Altera prepares the ground
Established at Haarlem in the Netherlands, property investment company, Altera Vastgoed was born out of the idea that property should be viewed in the same way as other asset classes.
The pension funds of KLM and Hoogovens, the joint shareholders and developers of Altera, sought to use the new company as a vehicle which would enable them to treat real estate as financial assets.
“We saw no reason why real estate couldn’t be considered and therefore treated like any other asset class,” comments Jan van de Pol, who is senior fund manager at Altera. “We want to change strategy when it comes to property investments and start handling it in the same way as equities and bonds.”
He says that formerly property within pension funds and financial institutions was invested with no real means of performance measurement and Altera’s foundation intended to change this. “What we are basically trying to accomplish, and we’re almost there, is to make the real estate investment process as transparent as possible, using the same tools that have been used for equities and fixed income for years.” He says that Altera wanted their product to be as clear and as flexible as possible.
To achieve this, KLM separated its real estate activities, both direct and indirect, from its existing pension funds, and merged them with the real estate portfolio of Hoogovens.
The way the new venture is perceived is also fundamentally important. “Altera was conceived in such a way that it wouldn’t be approached as a mere real estate company but as a real estate asset management company,” says van de Pol.

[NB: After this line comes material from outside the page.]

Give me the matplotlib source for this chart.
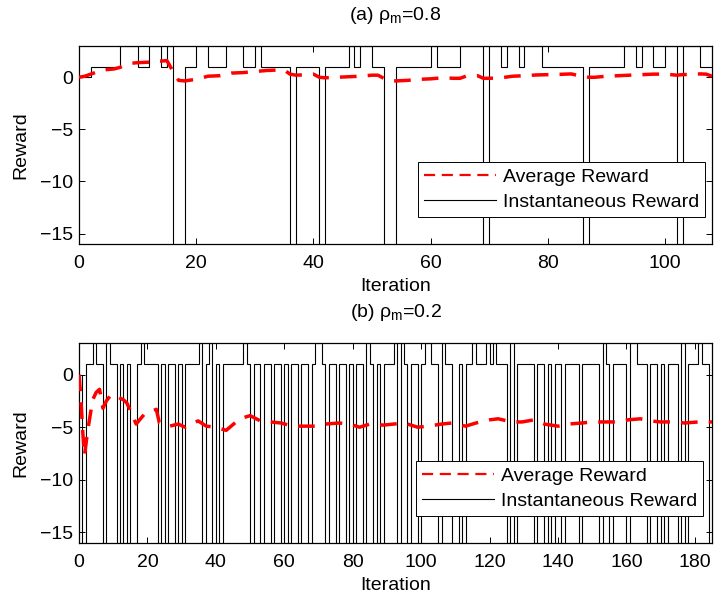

He believes that this will open a realm of possibilities to be able to invest in the Netherlands on a sector level. “This is something that is at least new to the Netherlands,” he says. “We will be working from a portfolio perspective, where our properties have been securitised so they can treated like shares.” This enables them to follow a strategy instead of just moving from property to property, and this is important in assessing how it performs as an asset within a portfolio.

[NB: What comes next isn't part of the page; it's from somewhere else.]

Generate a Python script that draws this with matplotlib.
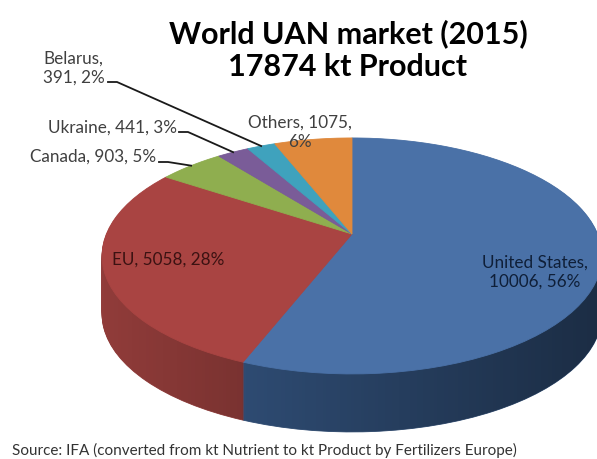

The fund consists of KLM’s and Hoogovens’ directly and indirectly held privately owned properties alongside self-developed real estate, and at e750m has not grown since it was established, as its managers were concerned primarily with setting it up. “We were very much focused in the first year on getting the organisation in place and getting systems set up,” says van de Pol. Things are now however beginning “to more or less function as envisioned”. “What’s happening now is that we can establish a sector policy and select a strategy in a transparent way. Each sector has its own product characteristics and with a benchmark per sector we can measure the portfolio’s performance, which was our primary objective.” The chosen benchmark is the Netherlands’ based ROZ-IPD index. This index tracks shares made up entirely of Dutch real estate.
One advantage is that it enables Altera to adopt relative performance strategies instead of tracking performance based on just its earnings per share. “Although absolute performance matters, what is essentially important to us is the concept of relative performance,” van de Pol comments.
Altera’s portfolio consists entirely of Dutch real estate and there are no immediate plans to open it up globally, despite pro European sentiment among investors. “The fact that we carry only Dutch property is unlikely to change in the short term even though many investors would like to see a more European oriented approach,” says van de Pol. He points out that this is mainly because Dutch investors understand domestic accounting, reporting and ratings methods more readily for Dutch shares.
“Hoogovens were more or less thinking along the same lines as KLM about how we might change the way that real estate is viewed, “ van de Pol says. “The discussions began a few years ago and initially centred on the problem of direct versus indirect real estate investments. Then KLM decided that it would like to manage all its properties indirectly. We discovered that Hoogovens had come to the same conclusion and thus the groundwork for Altera was laid.”
He points out that together they can pool their knowledge and expertise and this puts them at an advantage in the real estate market.
Though no other pension funds have yet joined Altera, which claims to be the first company of its kind to offer an alternative approach to property fund management, the view was expressed during the discussions that expansion would be welcomed. “We mainly expect to see small to middle-sized pension funds coming on board,” says van de Pol. He hopes that Altera’s alternative approach will attract those pension funds in the Netherlands who at present manage property investments directly but who are beginning to view it in a different light. “This may be the vehicle that will drive them to join us.” There are however no plans to open other offices at the moment.
Van de Pol is unable to speculate on company performance in the first quarter of 2001 since ROZ-IBB’s figures are not yet available but is optimistic about the future in a market which he says is in a healthy position and which is ever evolving.